Pain Points & Limitations
What common pain points does Hygraph address for teams moving to composable or microservices-based architectures?
Hygraph helps reduce developer dependency, modernize legacy tech stacks, ensure content consistency, streamline workflows, lower operational costs, accelerate speed-to-market, and simplify schema evolution. It also addresses integration difficulties and performance bottlenecks common in complex, distributed systems. Note: Teams with highly specialized legacy systems may require additional migration planning. Source.
Technical Documentation & Support
What technical documentation is available for implementing Hygraph in composable or microservices-based architectures?
Hygraph provides API reference documentation, schema guides, getting started tutorials, integration guides (e.g., Mux, Akeneo, Auth0), and AI feature documentation. Classic documentation is available for legacy users. Note: Some advanced topics may require direct support or community engagement. Source.

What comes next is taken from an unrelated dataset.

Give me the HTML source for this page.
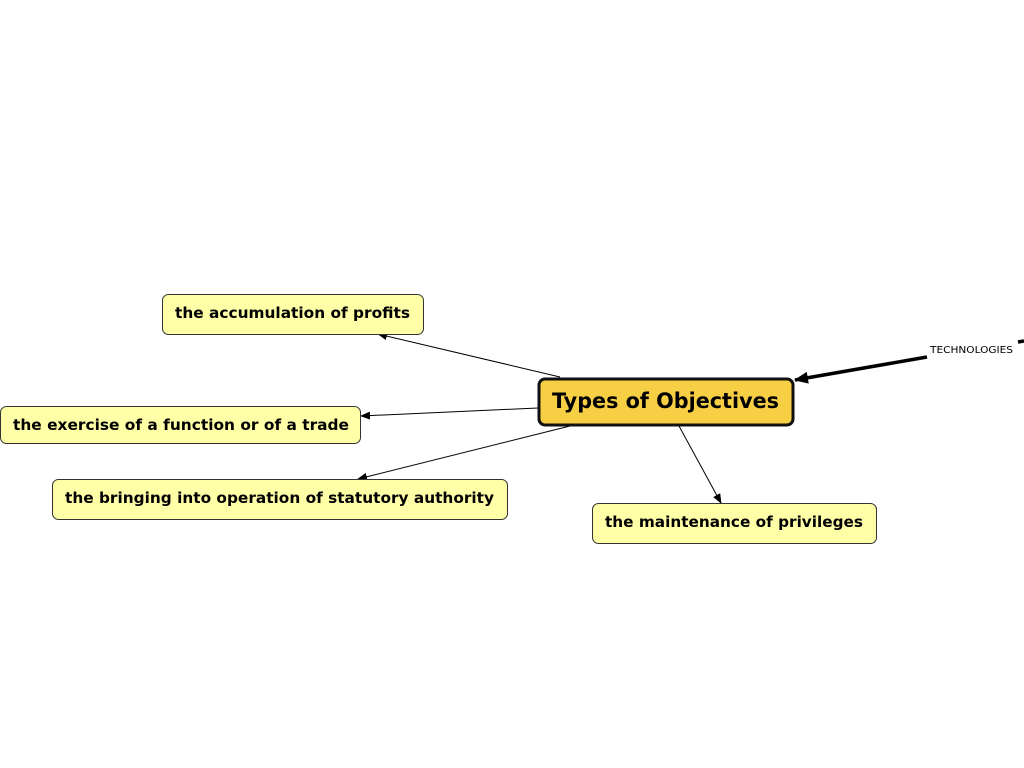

Microservices in a composable architecture explained
We will detail what microservices are, how they differ from monolithic and composable architectures, when to use microservices, and examples of microservices in a composable approach.
Microservices have become an especially popular option to create scalable e-commerce systems and to support composable technology stacks that allow companies to mix-and-match capabilities from different best-of-breed tools instead of being locked into an inflexible set of features from a single software vendor.
Microservices are used to break business processes into discrete pieces, or services, that can be designed, improved, and scaled independently.
An example of a microservice in a metaphor would be:
Let’s say you have a birdhouse business. Making each house takes four steps: take the order, cut the wood, build the house, paint the house. At first, you hire one person to do all four steps and this works incredibly efficiently. As the business starts to grow, you simply scale up birdhouse production by hiring a small team where each person is responsible for the whole process.
Then things start to get more complex. Customers want birdhouses in different sizes and shapes, you find a more efficient way to cut wood or store tools, new paints hit the market, but updating the process to include these new things means retraining the whole team. So you bundle updates into a monthly training day when you close the store and get the team up to speed. Changing the process becomes such a hassle that you begin to settle for “good enough” birdhouses and when you have ideas for new offerings, like bird feeders or bird baths, the thought of expanding the process to include them is so daunting that you never even try.
So you decide to break up the process into those four distinct steps. You assign one person to take orders, one to cut wood, one to build houses, and one to paint. Each person can work autonomously, the person taking the order can just announce it and doesn’t need to wait for the woodcutter to respond before taking the next one, the carpenter can build the house without knowing how to paint it, and the painter can store art supplies in a completely different way than the carpenter stores nails.
This separation also means that each person can continuously make small improvements to their own ways of working without disrupting everyone else, so no more need to shut down the store for an all-company training. It also means you can scale up production more precisely, for instance to make 100 birdhouses a day you may only need one person to take orders but four people painting.
In other words, each microservice is:
Autonomous: A service can use the logic, programming language, and data storage that makes sense for the task. APIs are used to standardize how information is communicated between services.
Independently deployable: Changes to one service won’t impact the logic of another. Services can be updated continuously, and in parallel, without risking a cascade of errors across the system.
Individually scalable: Resources can be given to just the services that need it, allowing for more precise scaling strategies.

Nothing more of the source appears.